§ **TASK GOAL**: Write out each line that follows exactly as it stands, without the pictures.
————————
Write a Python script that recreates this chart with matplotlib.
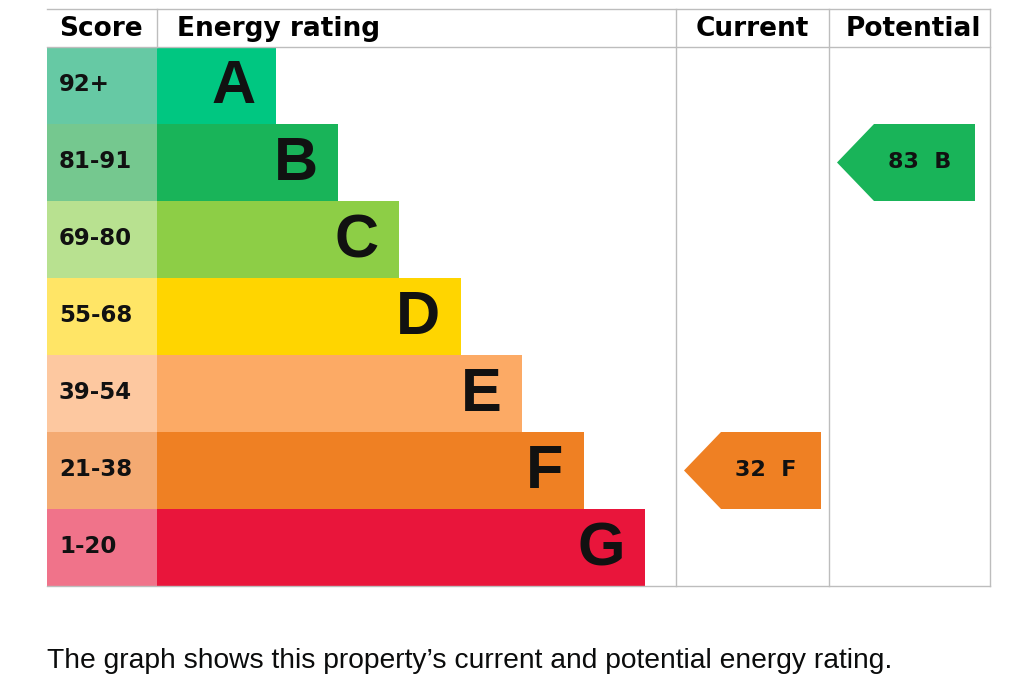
import matplotlib.pyplot as plt
from matplotlib.patches import Rectangle, Polygon

bands = ['A', 'B', 'C', 'D', 'E', 'F', 'G']
scores = ['92+', '81-91', '69-80', '55-68', '39-54', '21-38', '1-20']
band_colors = ['#00c781', '#19b459', '#8dce46', '#ffd500', '#fcaa65', '#ef8023', '#e9153b']
score_colors = ['#66c9a4', '#75c88f', '#b8e190', '#ffe566', '#fdc8a0', '#f4aa72', '#f0738a']
band_low = [92, 81, 69, 55, 39, 21, 1]
current = 32
potential = 83
headers = ['Score', 'Energy rating', 'Current', 'Potential']
footer = 'The graph shows this property\u2019s current and potential energy rating.'

plt.rcParams['font.family'] = ['Liberation Sans', 'DejaVu Sans']
wide = 'DejaVu Sans'

# layout in pixels
left, score_r, rating_r, cur_r, right = 47, 157, 676, 829, 990
top, head_b, row_h = 9, 47, 77
bar_w0, bar_step = 119, 61.5
grid = '#bdbdbd'

fig = plt.figure(figsize=(10.24, 6.87), dpi=100)
ax = fig.add_axes([0, 0, 1, 1])
ax.set_xlim(0, 1024)
ax.set_ylim(687, 0)
ax.axis('off')


def band_of(v):
    for i, lo in enumerate(band_low):
        if v >= lo:
            return i
    return len(band_low) - 1


for i, (b, s) in enumerate(zip(bands, scores)):
    y = head_b + i * row_h
    w = bar_w0 + i * bar_step
    ax.add_patch(Rectangle((left, y), score_r - left, row_h, color=score_colors[i], lw=0))
    ax.add_patch(Rectangle((score_r, y), w, row_h, color=band_colors[i], lw=0))
    ax.text(left + 12, y + row_h / 2 - 1, s, fontsize=16.5, fontweight='bold', va='center',
            ha='left', family=wide, color='#111111')
    ax.text(score_r + w - 20, y + row_h / 2 + 2, b, fontsize=44, fontweight='bold',
            va='center', ha='right', color='#111111')

bottom = head_b + len(bands) * row_h

# grid lines
ax.plot([left, right], [top, top], color=grid, lw=1)
ax.plot([left, right], [head_b, head_b], color=grid, lw=1)
ax.plot([left, right], [bottom, bottom], color=grid, lw=1)
ax.plot([score_r, score_r], [top, head_b], color=grid, lw=1)
for x in [rating_r, cur_r, right]:
    ax.plot([x, x], [top, bottom], color=grid, lw=1)

# headers
hy = (top + head_b) / 2 + 1
ax.text(left + 12, hy, headers[0], fontsize=19, fontweight='bold', va='center', family=wide)
ax.text(score_r + 20, hy, headers[1], fontsize=19, fontweight='bold', va='center', family=wide)
ax.text((rating_r + cur_r) / 2, hy, headers[2], fontsize=19, fontweight='bold',
        va='center', ha='center', family=wide)
ax.text((cur_r + right) / 2 + 4, hy, headers[3], fontsize=19, fontweight='bold',
        va='center', ha='center', family=wide)


def arrow(col_l, col_r, value):
    i = band_of(value)
    y0 = head_b + i * row_h
    y1 = y0 + row_h
    tip = col_l + 8
    rx = col_r - 8
    pts = [(tip, (y0 + y1) / 2), (tip + 37, y0), (rx, y0), (rx, y1), (tip + 37, y1)]
    ax.add_patch(Polygon(pts, closed=True, color=band_colors[i], lw=0))
    ax.text((tip + 37 + rx) / 2 - 5, (y0 + y1) / 2, f'{value}  {bands[i]}', fontsize=16,
            fontweight='bold', va='center', ha='center', family=wide, color='#111111')


arrow(rating_r, cur_r, current)
arrow(cur_r, right - 7, potential)

ax.text(left, 661, footer, fontsize=20.3, va='center', ha='left', color='#0b0c0c')

fig.savefig('out.png', dpi=100)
————————
§ **COMPLETE OUTPUT**:
Write a Python script that recreates this chart with matplotlib.
import matplotlib.pyplot as plt
from matplotlib.patches import Rectangle, Polygon

bands = ['A', 'B', 'C', 'D', 'E', 'F', 'G']
scores = ['92+', '81-91', '69-80', '55-68', '39-54', '21-38', '1-20']
band_colors = ['#00c781', '#19b459', '#8dce46', '#ffd500', '#fcaa65', '#ef8023', '#e9153b']
score_colors = ['#66c9a4', '#75c88f', '#b8e190', '#ffe566', '#fdc8a0', '#f4aa72', '#f0738a']
band_low = [92, 81, 69, 55, 39, 21, 1]
current = 32
potential = 83
headers = ['Score', 'Energy rating', 'Current', 'Potential']
footer = 'The graph shows this property\u2019s current and potential energy rating.'

plt.rcParams['font.family'] = ['Liberation Sans', 'DejaVu Sans']
wide = 'DejaVu Sans'

# layout in pixels
left, score_r, rating_r, cur_r, right = 47, 157, 676, 829, 990
top, head_b, row_h = 9, 47, 77
bar_w0, bar_step = 119, 61.5
grid = '#bdbdbd'

fig = plt.figure(figsize=(10.24, 6.87), dpi=100)
ax = fig.add_axes([0, 0, 1, 1])
ax.set_xlim(0, 1024)
ax.set_ylim(687, 0)
ax.axis('off')


def band_of(v):
    for i, lo in enumerate(band_low):
        if v >= lo:
            return i
    return len(band_low) - 1


for i, (b, s) in enumerate(zip(bands, scores)):
    y = head_b + i * row_h
    w = bar_w0 + i * bar_step
    ax.add_patch(Rectangle((left, y), score_r - left, row_h, color=score_colors[i], lw=0))
    ax.add_patch(Rectangle((score_r, y), w, row_h, color=band_colors[i], lw=0))
    ax.text(left + 12, y + row_h / 2 - 1, s, fontsize=16.5, fontweight='bold', va='center',
            ha='left', family=wide, color='#111111')
    ax.text(score_r + w - 20, y + row_h / 2 + 2, b, fontsize=44, fontweight='bold',
            va='center', ha='right', color='#111111')

bottom = head_b + len(bands) * row_h

# grid lines
ax.plot([left, right], [top, top], color=grid, lw=1)
ax.plot([left, right], [head_b, head_b], color=grid, lw=1)
ax.plot([left, right], [bottom, bottom], color=grid, lw=1)
ax.plot([score_r, score_r], [top, head_b], color=grid, lw=1)
for x in [rating_r, cur_r, right]:
    ax.plot([x, x], [top, bottom], color=grid, lw=1)

# headers
hy = (top + head_b) / 2 + 1
ax.text(left + 12, hy, headers[0], fontsize=19, fontweight='bold', va='center', family=wide)
ax.text(score_r + 20, hy, headers[1], fontsize=19, fontweight='bold', va='center', family=wide)
ax.text((rating_r + cur_r) / 2, hy, headers[2], fontsize=19, fontweight='bold',
        va='center', ha='center', family=wide)
ax.text((cur_r + right) / 2 + 4, hy, headers[3], fontsize=19, fontweight='bold',
        va='center', ha='center', family=wide)


def arrow(col_l, col_r, value):
    i = band_of(value)
    y0 = head_b + i * row_h
    y1 = y0 + row_h
    tip = col_l + 8
    rx = col_r - 8
    pts = [(tip, (y0 + y1) / 2), (tip + 37, y0), (rx, y0), (rx, y1), (tip + 37, y1)]
    ax.add_patch(Polygon(pts, closed=True, color=band_colors[i], lw=0))
    ax.text((tip + 37 + rx) / 2 - 5, (y0 + y1) / 2, f'{value}  {bands[i]}', fontsize=16,
            fontweight='bold', va='center', ha='center', family=wide, color='#111111')


arrow(rating_r, cur_r, current)
arrow(cur_r, right - 7, potential)

ax.text(left, 661, footer, fontsize=20.3, va='center', ha='left', color='#0b0c0c')

fig.savefig('out.png', dpi=100)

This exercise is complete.